REN21 menilai upaya global menuju target itu belum cukup signifikan. Direktur Eksekutif REN21 Rana Adib menegaskan bahwa rekor pembangunan pembangkit energi bersih tidak diiringi kesiapan sistem yang mendukung transisi ke ekonomi rendah karbon.
“Tanpa kebijakan yang koheren, perencanaan yang terkoordinasi, dan infrastruktur kuat termasuk jaringan dan penyimpanan energi, bahkan rekor pembangunan pembangkit listrik energi terbarukan tidak mampu memberikan transisi yang cukup cepat dan langgeng,” kata Adib, Rabu (25/6/2025).
Dalam laporan terbarunya, REN21 mencatat dunia masih kekurangan 6,2 terawatt kapasitas energi terbarukan untuk mencapai target 2030.
Dari seluruh teknologi yang ada, hanya tenaga surya yang dinilai berada di jalur yang tepat.
Panel surya menyumbang 81 persen dari tambahan kapasitas energi terbarukan global tahun lalu. Pertumbuhan ini terutama didorong oleh pemasangan panel surya atap di negara berkembang serta penurunan biaya teknologi.
Namun, kemajuan tersebut terancam oleh berbagai hambatan kebijakan dan penurunan investasi. REN21 menyoroti keputusan sejumlah negara yang mundur dari komitmen iklim, seperti Amerika Serikat yang keluar dari Perjanjian Paris dan Selandia Baru yang kembali mengizinkan eksplorasi minyak dan gas.
Di sisi lain, langkah perusahaan migas dan lembaga keuangan yang mengurangi investasi dalam transisi energi turut memperlambat laju perubahan.
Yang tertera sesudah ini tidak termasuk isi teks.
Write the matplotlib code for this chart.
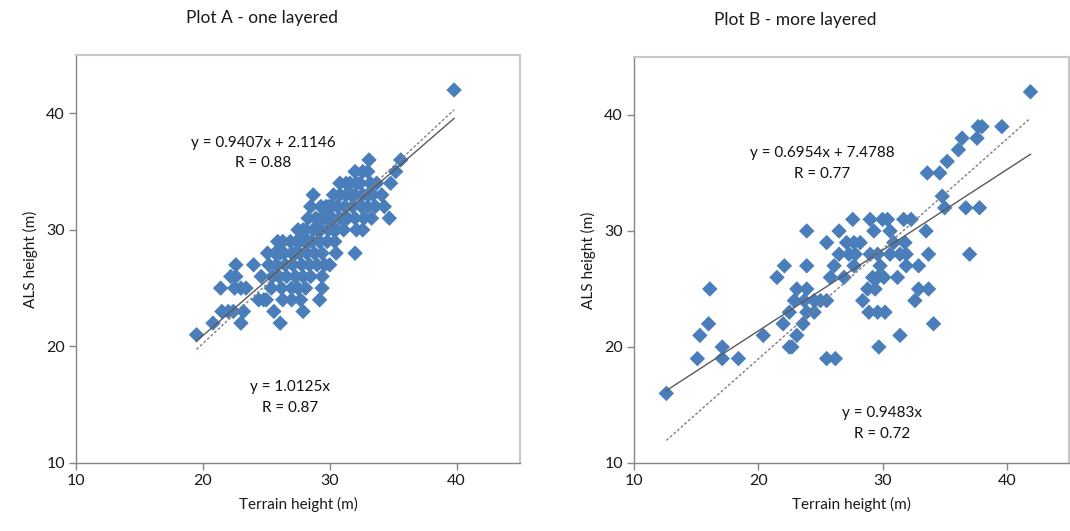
import numpy as np
import matplotlib
matplotlib.use("Agg")
import matplotlib.pyplot as plt

plt.rcParams['font.family'] = ['Lato', 'DejaVu Sans']

# Plot A - one layered: ALS heights are whole metres, terrain heights per row
a_rows = {
    42: [39.8],
    36: [33.1, 35.6],
    35: [32.0, 32.6, 33.0, 35.2],
    34: [30.8, 31.3, 31.6, 32.1, 32.4, 33.2, 33.7, 34.8],
    33: [28.7, 30.3, 30.8, 31.3, 31.7, 32.0, 32.6, 33.0, 33.4, 34.1],
    32: [28.5, 29.3, 29.7, 29.9, 30.1, 30.6, 31.2, 31.8, 32.5, 33.0, 33.6, 34.3],
    31: [28.3, 28.9, 29.3, 29.6, 29.9, 30.2, 30.8, 31.1, 31.4, 32.0, 32.7, 33.3, 34.7],
    30: [27.5, 27.9, 28.1, 28.7, 29.0, 29.3, 29.9, 30.3, 30.5, 31.1, 32.1, 32.6],
    29: [25.9, 26.3, 26.9, 27.4, 27.6, 28.0, 28.3, 28.6, 29.2, 29.8, 30.4],
    28: [25.1, 25.7, 26.1, 26.4, 27.0, 27.3, 27.6, 28.2, 28.8, 29.4, 30.5, 32.0],
    27: [22.6, 24.0, 25.2, 25.8, 26.5, 27.1, 27.8, 28.4, 29.0, 29.6, 30.0],
    26: [22.2, 22.6, 24.6, 25.5, 26.0, 26.6, 27.3, 27.9, 28.5, 29.4],
    25: [21.4, 22.5, 23.0, 23.4, 25.4, 26.2, 27.0, 27.5, 28.1, 29.4],
    24: [24.4, 24.8, 25.0, 26.3, 27.0, 27.7, 29.2],
    23: [21.5, 22.0, 22.4, 23.2, 25.6, 27.9],
    22: [20.8, 23.0, 26.1],
    21: [19.5],
}

# Plot B - more layered
b_rows = {
    42: [41.9],
    39: [37.7, 38.0, 39.6],
    38: [36.4, 37.6],
    37: [36.1],
    36: [35.2],
    35: [33.6, 34.6],
    33: [34.8],
    32: [35.0, 36.7, 37.8],
    31: [27.6, 29.0, 30.0, 30.4, 31.7, 32.3],
    30: [23.9, 26.5, 29.3, 30.6, 33.5],
    29: [25.5, 27.1, 27.7, 28.2, 30.9, 31.8],
    28: [26.5, 27.3, 27.8, 29.0, 29.6, 30.6, 31.4, 31.9, 33.7, 37.0],
    27: [22.1, 23.9, 26.1, 27.7, 29.8, 31.9, 32.9],
    26: [21.5, 25.8, 26.9, 29.2, 29.6, 30.1, 31.2],
    25: [16.1, 23.1, 23.9, 28.8, 29.4, 32.9, 33.7],
    24: [22.9, 23.7, 24.5, 25.0, 25.5, 28.4, 32.6],
    23: [22.5, 23.9, 24.5, 28.9, 29.6, 30.2],
    22: [16.0, 22.0, 23.6, 34.1],
    21: [15.3, 20.4, 23.1, 31.4],
    20: [17.1, 22.5, 22.7, 29.7],
    19: [15.1, 17.1, 18.4, 25.5, 26.2],
    16: [12.6],
}

a_fit = (0.9407, 2.1146)
a_origin = 1.0125
b_fit = (0.6954, 7.4788)
b_origin = 0.9483

a_labels = ["y = 0.9407x + 2.1146\nR = 0.88", "y = 1.0125x\nR = 0.87"]
b_labels = ["y = 0.6954x + 7.4788\nR = 0.77", "y = 0.9483x\nR = 0.72"]

ticks = [10, 20, 30, 40]
blue = '#4A7EBB'


def unpack(rows):
    xs, ys = [], []
    for y, xlist in rows.items():
        for x in xlist:
            xs.append(x)
            ys.append(y)
    return np.array(xs), np.array(ys)


def draw_panel(ax, rows, fit, origin, labels, label_pos):
    x, y = unpack(rows)
    ax.scatter(x, y, marker='D', s=62, color=blue, edgecolors='none', zorder=2)

    xl = np.array([x.min(), x.max()])
    ax.plot(xl, fit[0] * xl + fit[1], color='#5A5A5A', lw=1.0, zorder=3)
    ax.plot(xl, origin * xl, color='#7F7F7F', lw=1.0, ls=(0, (2, 1.5)), zorder=3)

    ax.set_xlim(10, 45)
    ax.set_ylim(10, 45)
    ax.set_xticks(ticks)
    ax.set_yticks(ticks)
    ax.tick_params(direction='out', length=5, width=1, color='#868686',
                   labelsize=11.5, labelcolor='#1A1A1A', pad=3)

    for side in ['top', 'right']:
        ax.spines[side].set_color('#C8C8C8')
        ax.spines[side].set_linewidth(1.5)
    for side in ['left', 'bottom']:
        ax.spines[side].set_color('#868686')
        ax.spines[side].set_linewidth(1.0)

    ax.set_xlabel("Terrain height (m)", fontsize=11, color='#1A1A1A', labelpad=6)
    ax.set_ylabel("ALS height (m)", fontsize=11, color='#1A1A1A', labelpad=6)

    for text, (tx, ty) in zip(labels, label_pos):
        ax.text(tx, ty, text, transform=ax.transAxes, ha='center', va='center',
                fontsize=11, color='#111111', linespacing=1.6)


fig = plt.figure(figsize=(10.7, 5.31), dpi=100)

ax1 = fig.add_axes([76 / 1070, 68 / 531, 444 / 1070, 408 / 531])
draw_panel(ax1, a_rows, a_fit, a_origin, a_labels, [(0.421, 0.760), (0.482, 0.160)])

ax2 = fig.add_axes([634 / 1070, 68 / 531, 435 / 1070, 406 / 531])
draw_panel(ax2, b_rows, b_fit, b_origin, b_labels, [(0.432, 0.737), (0.570, 0.097)])

fig.text(262 / 1070, 1 - 18 / 531, "Plot A - one layered", ha='center', va='center',
         fontsize=12.5, color='#1A1A1A')
fig.text(795 / 1070, 1 - 20 / 531, "Plot B - more layered", ha='center', va='center',
         fontsize=12.5, color='#1A1A1A')

fig.savefig("out.png", dpi=100)
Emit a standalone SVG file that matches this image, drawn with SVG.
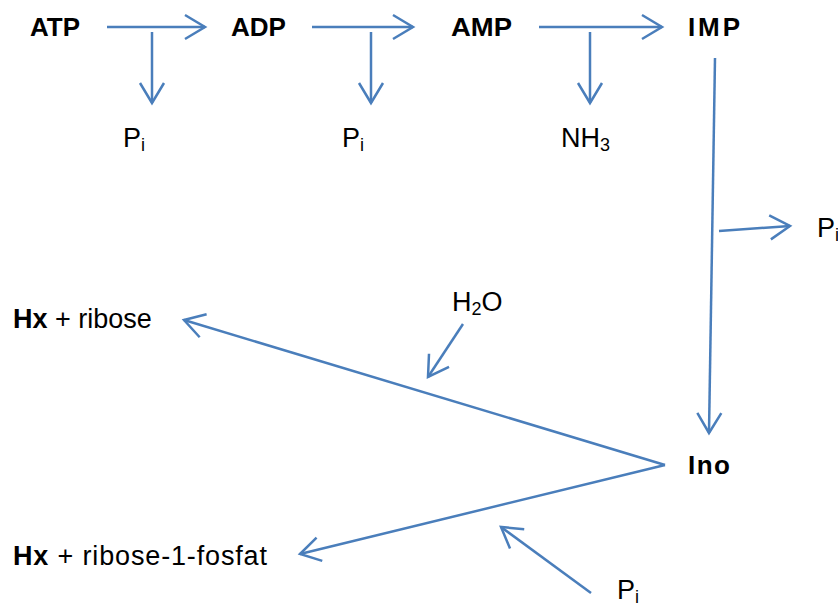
<svg xmlns="http://www.w3.org/2000/svg" width="838" height="608" viewBox="0 0 838 608">
  <style>
    text { font-family: "Liberation Sans", Arial, sans-serif; font-size: 27px; fill: #000; }
    .b { font-weight: bold; font-size: 26px; }
    .sub { font-size: 18px; }
    .c { fill: none; stroke: #4A7EBB; stroke-width: 2.5; marker-end: url(#ah); }
  </style>
  <defs>
    <marker id="ah" markerWidth="26" markerHeight="28" refX="22" refY="13" orient="auto" markerUnits="userSpaceOnUse" overflow="visible">
      <path d="M2,1 L22,13 L2,25" fill="none" stroke="#4A7EBB" stroke-width="2.5"/>
    </marker>
  </defs>
  <rect width="838" height="608" fill="#fff"/>

  <g id="connectors">
    <path class="c" d="M107,27 H205"/>
    <path class="c" d="M152,32 V103"/>
    <path class="c" d="M312,27 H413"/>
    <path class="c" d="M371,32 V103"/>
    <path class="c" d="M539,27 H662"/>
    <path class="c" d="M590,32 V103"/>
    <path class="c" d="M715,58 L709,433"/>
    <path class="c" d="M719,231 L790,226"/>
    <path class="c" d="M665,465 L184,320"/>
    <path class="c" d="M463,324 L428,377"/>
    <path class="c" d="M665,465 L300,554"/>
    <path class="c" d="M591,593 L501,527"/>
  </g>

  <g id="ATP"><text class="b" x="30" y="36" textLength="50" lengthAdjust="spacingAndGlyphs">ATP</text></g>
  <g id="ADP"><text class="b" x="231" y="36" textLength="55" lengthAdjust="spacingAndGlyphs">ADP</text></g>
  <g id="AMP"><text class="b" x="451" y="36" textLength="61" lengthAdjust="spacingAndGlyphs">AMP</text></g>
  <g id="IMP"><text class="b" x="688" y="36" textLength="52" lengthAdjust="spacing">IMP</text></g>
  <g id="Pi1"><text x="123" y="147">P<tspan class="sub" dy="4">i</tspan></text></g>
  <g id="Pi2"><text x="342" y="147">P<tspan class="sub" dy="4">i</tspan></text></g>
  <g id="NH3"><text x="561" y="147">NH<tspan class="sub" dy="4">3</tspan></text></g>
  <g id="Pi3"><text x="817" y="237">P<tspan class="sub" dy="4">i</tspan></text></g>
  <g id="Hx-ribose"><text x="13" y="328"><tspan font-weight="bold">Hx</tspan> + ribose</text></g>
  <g id="H2O"><text x="452" y="311">H<tspan class="sub" dy="4">2</tspan><tspan dy="-4">O</tspan></text></g>
  <g id="Ino"><text class="b" x="688" y="474" textLength="42" lengthAdjust="spacing">Ino</text></g>
  <g id="Hx-ribose-1-fosfat"><text x="13" y="565" textLength="254" lengthAdjust="spacing"><tspan font-weight="bold">Hx</tspan> + ribose-1-fosfat</text></g>
  <g id="Pi4"><text x="617" y="599">P<tspan class="sub" dy="4">i</tspan></text></g>
</svg>
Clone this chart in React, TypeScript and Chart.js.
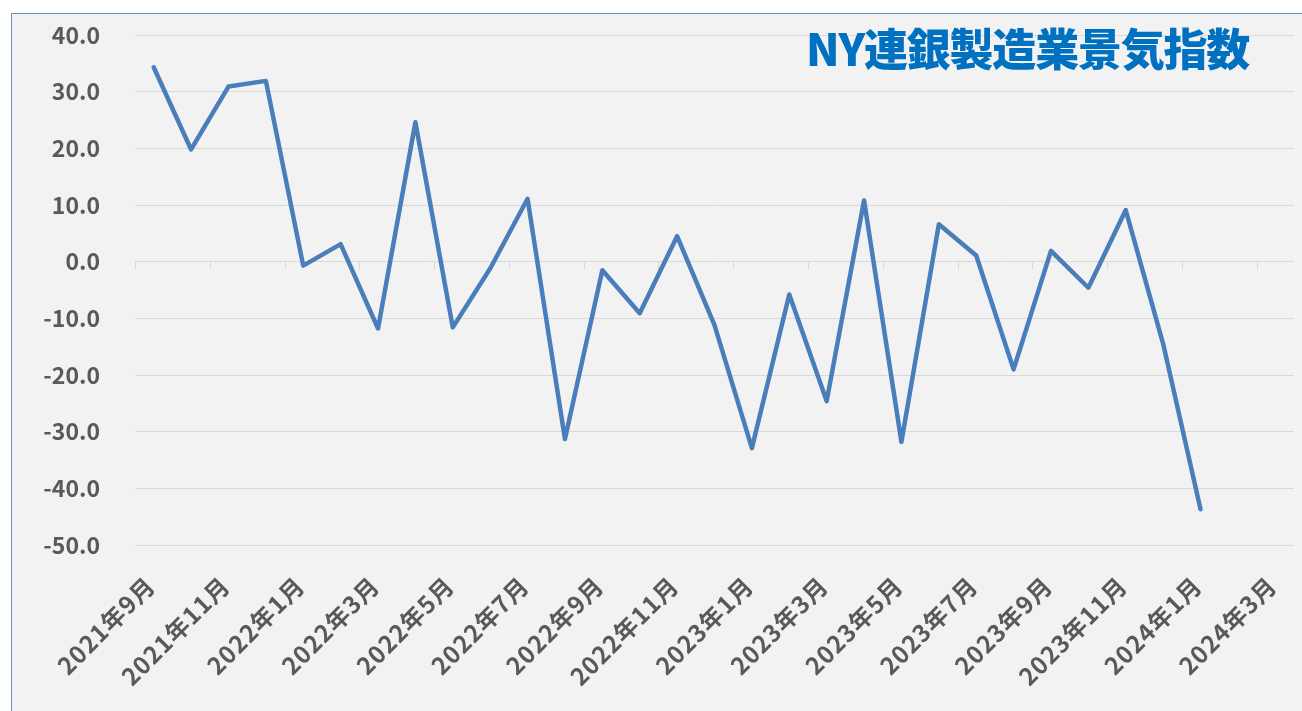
import React, { useEffect, useRef } from "react";
import { Chart, registerables } from "chart.js";

Chart.register(...registerables);

const months: string[] = [
  "2021年9月", "2021年10月", "2021年11月", "2021年12月",
  "2022年1月", "2022年2月", "2022年3月", "2022年4月", "2022年5月", "2022年6月",
  "2022年7月", "2022年8月", "2022年9月", "2022年10月", "2022年11月", "2022年12月",
  "2023年1月", "2023年2月", "2023年3月", "2023年4月", "2023年5月", "2023年6月",
  "2023年7月", "2023年8月", "2023年9月", "2023年10月", "2023年11月", "2023年12月",
  "2024年1月", "2024年2月", "2024年3月",
];

const indexValues: number[] = [
  34.3, 19.8, 30.9, 31.9,
  -0.7, 3.1, -11.8, 24.6, -11.6, -1.2,
  11.1, -31.3, -1.5, -9.1, 4.5, -11.2,
  -32.9, -5.8, -24.6, 10.8, -31.8, 6.6,
  1.1, -19.0, 1.9, -4.6, 9.1, -14.5,
  -43.7,
];

const yMin = -50;
const yMax = 40;
const yStep = 10;
const labelEvery = 2;

const titleText = "NY連銀製造業景気指数";

const LABEL_FONT = "'Noto Sans CJK JP', 'Noto Sans', sans-serif";

const axisDecorPlugin = {
  id: "axisDecor",
  beforeDatasetsDraw(chart: any) {
    const { ctx, scales } = chart;
    const x = scales.x;
    const y = scales.y;
    const w = x.getPixelForValue(1) - x.getPixelForValue(0);
    const y0 = y.getPixelForValue(0);
    ctx.save();
    ctx.strokeStyle = "#d9d9d9";
    ctx.lineWidth = 1;
    for (let j = 0; j < months.length; j += labelEvery) {
      const px = Math.round(x.getPixelForValue(j) - w / 2) + 0.5;
      ctx.beginPath();
      ctx.moveTo(px, y0);
      ctx.lineTo(px, y0 + 8);
      ctx.stroke();
    }
    ctx.restore();
  },
  afterDraw(chart: any) {
    const { ctx, scales, chartArea } = chart;
    const x = scales.x;
    ctx.save();
    ctx.fillStyle = "#595959";
    ctx.font = `bold 24px ${LABEL_FONT}`;
    (ctx as any).letterSpacing = "1px";
    ctx.textAlign = "right";
    ctx.textBaseline = "middle";
    for (let i = 0; i < months.length; i += labelEvery) {
      ctx.save();
      ctx.translate(x.getPixelForValue(i) - 3, chartArea.bottom + 36);
      ctx.rotate(-Math.PI / 4);
      ctx.fillText(months[i], 0, 0);
      ctx.restore();
    }
    ctx.restore();
  },
};

export default function App() {
  const canvasRef = useRef<HTMLCanvasElement | null>(null);

  useEffect(() => {
    if (!canvasRef.current) return;
    const chart = new Chart(canvasRef.current, {
      type: "line",
      data: {
        labels: months,
        datasets: [
          {
            label: titleText,
            data: indexValues,
            borderColor: "#4a7ebb",
            backgroundColor: "#4a7ebb",
            borderWidth: 4.5,
            pointRadius: 0,
            tension: 0,
            borderJoinStyle: "round",
            borderCapStyle: "round",
            fill: false,
          },
        ],
      },
      options: {
        responsive: false,
        animation: false,
        devicePixelRatio: 1,
        layout: { padding: { top: 21, right: 7, bottom: 0, left: 0 } },
        plugins: {
          legend: { display: false },
          tooltip: { enabled: false },
          title: { display: false },
        },
        scales: {
          x: {
            type: "category",
            offset: true,
            grid: { display: false },
            border: { display: false },
            ticks: { display: false },
            afterFit: (s: any) => {
              s.height = 166;
              s.paddingLeft = 0;
              s.paddingRight = 0;
            },
          },
          y: {
            min: yMin,
            max: yMax,
            grid: { color: "#d9d9d9", lineWidth: 1, drawTicks: false },
            border: { display: false },
            ticks: {
              stepSize: yStep,
              padding: 35,
              color: "#595959",
              font: { family: LABEL_FONT, size: 23, weight: "bold", lineHeight: 1 },
              callback: (v: any) => Number(v).toFixed(1),
            },
            afterFit: (s: any) => {
              s.width = 123;
              s.paddingTop = 0;
              s.paddingBottom = 0;
            },
          },
        },
      },
      plugins: [axisDecorPlugin],
    });
    return () => chart.destroy();
  }, []);

  return (
    <div
      style={{
        position: "fixed",
        left: 11,
        top: 13,
        width: 1300,
        height: 710,
        border: "1px solid #6d8fc4",
        background: "#f2f2f2",
        boxSizing: "border-box",
        overflow: "hidden",
      }}
    >
      <canvas
        ref={canvasRef}
        width={1289}
        height={697}
        style={{ position: "absolute", left: 0, top: 0, width: 1289, height: 697 }}
      />
      <div
        style={{
          position: "absolute",
          left: 794,
          top: 11,
          fontFamily: LABEL_FONT,
          fontWeight: 900,
          fontSize: 44,
          letterSpacing: "-1.2px",
          lineHeight: 1,
          color: "#0070c0",
          whiteSpace: "nowrap",
        }}
      >
        {titleText}
      </div>
    </div>
  );
}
Sebelum kebijakan tarif yang diberlakukan pada era Presiden Donald Trump, negara-negara Barat juga sudah menerapkan proteksionisme demi melindungi industri domestik dari dominasi teknologi murah asal Cina, yang berdampak pada melambatnya pertumbuhan energi terbarukan sepanjang 2024.